Такова платоновская солнечная генологическая эстетика в том виде, как ее нужно понимать в свете современных достижений истории античной эстетики и философии.

7. Любовь

Соматизм, вытекающий, как мы видели, из основной космологической концепции, заставляет Платона при построении его эстетики обращать самое серьезное внимание и на внутреннее состояние субъекта, обладающего способностью видеть. Платон и здесь не останавливается на отдельных то более, то менее выраженных моментах, а берет человеческую субъективность тоже в ее предельном выражении, тоже как предельное философское понятие. То, что человек ест, пьет, ходит, спит, так или иначе действует, все это для Платона только приближенные моменты окончательного субъективного предела. Этот субъективный предел заключается в постоянном стремлении утверждать себя и в жизни и в вечности. Но человек смертен, и утверждать себя он может только в своих порождениях, которые будут иметь свои собственные порождения и т.д. вплоть до бесконечности.

Это порождение себя в другом не может быть результатом какой-нибудь одной субъективной способности. Ни рассудок, ни воля, ни чувства не могут иметь здесь желательного для Платона предельного значения. Предельное значение здесь - это только страсть, самая элементарная, самая безумная, самая животная, вечная страсть порождать себя в другом, а это значит - любовь. Интереснейшим образом, рисуя свою эстетику любви, Платон не употребляет таких терминов, которые говорили бы о любви в каком-нибудь более "обыкновенном" или в каком-нибудь более "приличном" смысле. Нет, глагол agapao его здесь не устраивал, поскольку этот глагол указывает в греческом языке на разного рода внутренние симпатии к тем или иным объективно данным вещам, событиям или людям. Здесь Платона не устраивают даже такие глаголы, как phileo или stergo, поскольку первый из них обозначает только дружественные отношения, а второй слишком связан с отношениями общественными.

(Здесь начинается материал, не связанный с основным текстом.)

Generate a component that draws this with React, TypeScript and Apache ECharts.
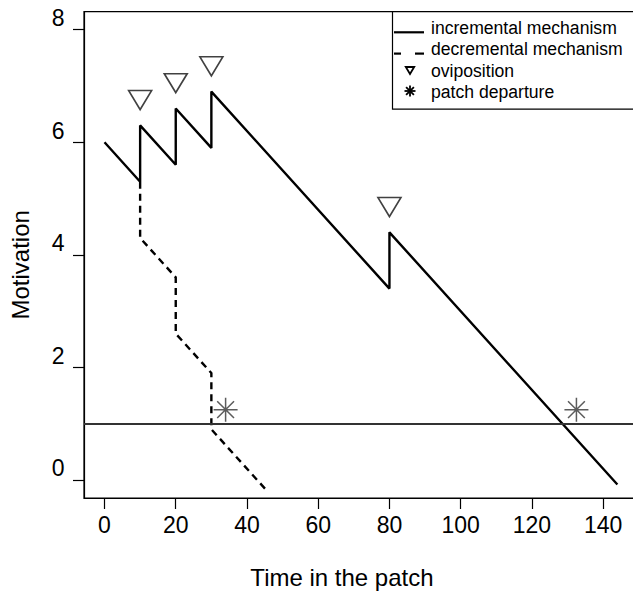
import React, { useEffect, useRef } from "react";
import * as echarts from "echarts";

const xTicks = [0, 20, 40, 60, 80, 100, 120, 140];
const yTicks = [0, 2, 4, 6, 8];
const incrementalX = [0, 10, 10, 20, 20, 30, 30, 80, 80, 144];
const incrementalY = [6, 5.3, 6.3, 5.6, 6.6, 5.9, 6.9, 3.4, 4.4, -0.08];
const decrementalX = [10, 10, 20, 20, 30, 30, 46];
const decrementalY = [5.3, 4.3, 3.6, 2.6, 1.9, 0.9, -0.22];
const ovipositionX = [10, 20, 30, 80];
const ovipositionY = [6.75, 7.05, 7.35, 4.85];
const departureX = [34, 132.5];
const departureY = [1.25, 1.25];
const threshold = 1;
const legendLabels = [
  "incremental mechanism",
  "decremental mechanism",
  "oviposition",
  "patch departure",
];

const FONT = "'Liberation Sans', Arial, Helvetica, sans-serif";
const zip = (xs: number[], ys: number[]) => xs.map((x, i) => [x, ys[i]]);

const TRI = "path://M0,0L20,0L10,17Z";
const STAR =
  "path://M12,0L12,24M0,12L24,12M3.6,3.6L20.4,20.4M20.4,3.6L3.6,20.4";

export default function App() {
  const ref = useRef<HTMLDivElement>(null);
  useEffect(() => {
    if (!ref.current) return;
    const chart = echarts.init(ref.current, undefined, { renderer: "svg" });
    const lx = 410;
    const legendRows = [28, 49.3, 70.6, 92];
    const option: any = {
      animation: false,
      grid: {
        left: 82.5,
        right: 2.1,
        top: 11.7,
        bottom: 94.7,
        show: true,
        borderColor: "#000",
        borderWidth: 1.2,
        backgroundColor: "transparent",
      },
      xAxis: {
        type: "value",
        min: -5.76,
        max: 149.76,
        splitLine: { show: false },
        axisLine: { show: true, onZero: false, lineStyle: { color: "#000", width: 1.2 } },
        axisTick: { show: true, length: 11, customValues: xTicks, lineStyle: { color: "#000", width: 1.2 } },
        axisLabel: { customValues: xTicks, margin: 15.5, color: "#000", fontSize: 23, fontFamily: FONT },
        name: "Time in the patch",
        nameLocation: "middle",
        nameGap: 67,
        nameTextStyle: { color: "#000", fontSize: 24, fontFamily: FONT, padding: [0, 38, 0, 0] },
      },
      yAxis: {
        type: "value",
        min: -0.32,
        max: 8.32,
        splitLine: { show: false },
        axisLine: { show: true, onZero: false, lineStyle: { color: "#000", width: 1.2 } },
        axisTick: { show: true, length: 11, customValues: yTicks, lineStyle: { color: "#000", width: 1.2 } },
        axisLabel: {
          customValues: yTicks,
          margin: 19.5,
          color: "#000",
          fontSize: 23,
          fontFamily: FONT,
          verticalAlign: "bottom",
        },
        name: "Motivation",
        nameLocation: "middle",
        nameRotate: 90,
        nameGap: 52,
        nameTextStyle: { color: "#000", fontSize: 24, fontFamily: FONT, padding: [0, 20, 0, 0] },
      },
      series: [
        {
          name: legendLabels[0],
          type: "line",
          data: zip(incrementalX, incrementalY),
          showSymbol: false,
          symbol: "none",
          lineStyle: { color: "#000", width: 2.4, type: "solid" },
          markLine: {
            silent: true,
            symbol: "none",
            label: { show: false },
            lineStyle: { color: "#333", width: 1.8, type: "solid" },
            data: [{ yAxis: threshold }],
          },
        },
        {
          name: legendLabels[1],
          type: "line",
          data: zip(decrementalX, decrementalY),
          showSymbol: false,
          symbol: "none",
          lineStyle: { color: "#000", width: 2.4, type: [7, 5] },
        },
        {
          name: legendLabels[2],
          type: "scatter",
          data: zip(ovipositionX, ovipositionY),
          symbol: TRI,
          symbolSize: [23, 19],
          itemStyle: { color: "transparent", borderColor: "#111", borderWidth: 1.6 },
        },
        {
          name: legendLabels[3],
          type: "scatter",
          data: zip(departureX, departureY),
          symbol: STAR,
          symbolSize: 24,
          itemStyle: { color: "transparent", borderColor: "#333", borderWidth: 1.5 },
        },
      ],
      graphic: [
        {
          type: "group",
          z: 100,
          children: [
            {
              type: "rect",
              shape: { x: 392.5, y: 11.7, width: 260, height: 97.5 },
              style: { fill: "#fff", stroke: "#000", lineWidth: 1.2 },
            },
            {
              type: "line",
              shape: { x1: 394, y1: 32.3, x2: 424, y2: 32.3 },
              style: { stroke: "#000", lineWidth: 2.2 },
            },
            {
              type: "line",
              shape: { x1: 394, y1: 53.6, x2: 401, y2: 53.6 },
              style: { stroke: "#000", lineWidth: 2.2 },
            },
            {
              type: "line",
              shape: { x1: 415, y1: 53.6, x2: 424, y2: 53.6 },
              style: { stroke: "#000", lineWidth: 2.2 },
            },
            {
              type: "polygon",
              shape: { points: [[lx - 4.2, 67], [lx + 4.2, 67], [lx, 74]] },
              style: { fill: "none", stroke: "#000", lineWidth: 1.8 },
            },
            { type: "line", shape: { x1: lx, y1: 85.5, x2: lx, y2: 96.5 }, style: { stroke: "#000", lineWidth: 1.8 } },
            { type: "line", shape: { x1: lx - 5.5, y1: 91, x2: lx + 5.5, y2: 91 }, style: { stroke: "#000", lineWidth: 1.8 } },
            { type: "line", shape: { x1: lx - 3.9, y1: 87.1, x2: lx + 3.9, y2: 94.9 }, style: { stroke: "#000", lineWidth: 1.8 } },
            { type: "line", shape: { x1: lx + 3.9, y1: 87.1, x2: lx - 3.9, y2: 94.9 }, style: { stroke: "#000", lineWidth: 1.8 } },
            ...legendLabels.map((t, i) => ({
              type: "text",
              x: 431,
              y: legendRows[i],
              style: {
                text: t,
                fill: "#000",
                font: `17.6px ${FONT}`,
                verticalAlign: "middle",
                align: "left",
              },
            })),
          ],
        },
      ],
    };
    chart.setOption(option);
    return () => chart.dispose();
  }, []);
  return (
    <div
      ref={ref}
      style={{ position: "fixed", left: 0, top: 0, width: 640, height: 594, background: "#fff" }}
    />
  );
}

Нет, Платон берет тут глагол erao, обозначающий именно страстное и безумное любовное влечение, и пользуется существительным eros, обозначающим это влечение в субстантивированной форме. Платон пользуется здесь картинами именно влечения, безотчетной и бессознательной, вполне животной страстности. Это не просто какая-нибудь эмоция или чувство. Нет, это жизненный инстинкт, вложенный в человека от природы, и неизменно, а зачастую и вполне безумно влекущий человека к продолжению рода. Но это далеко не все.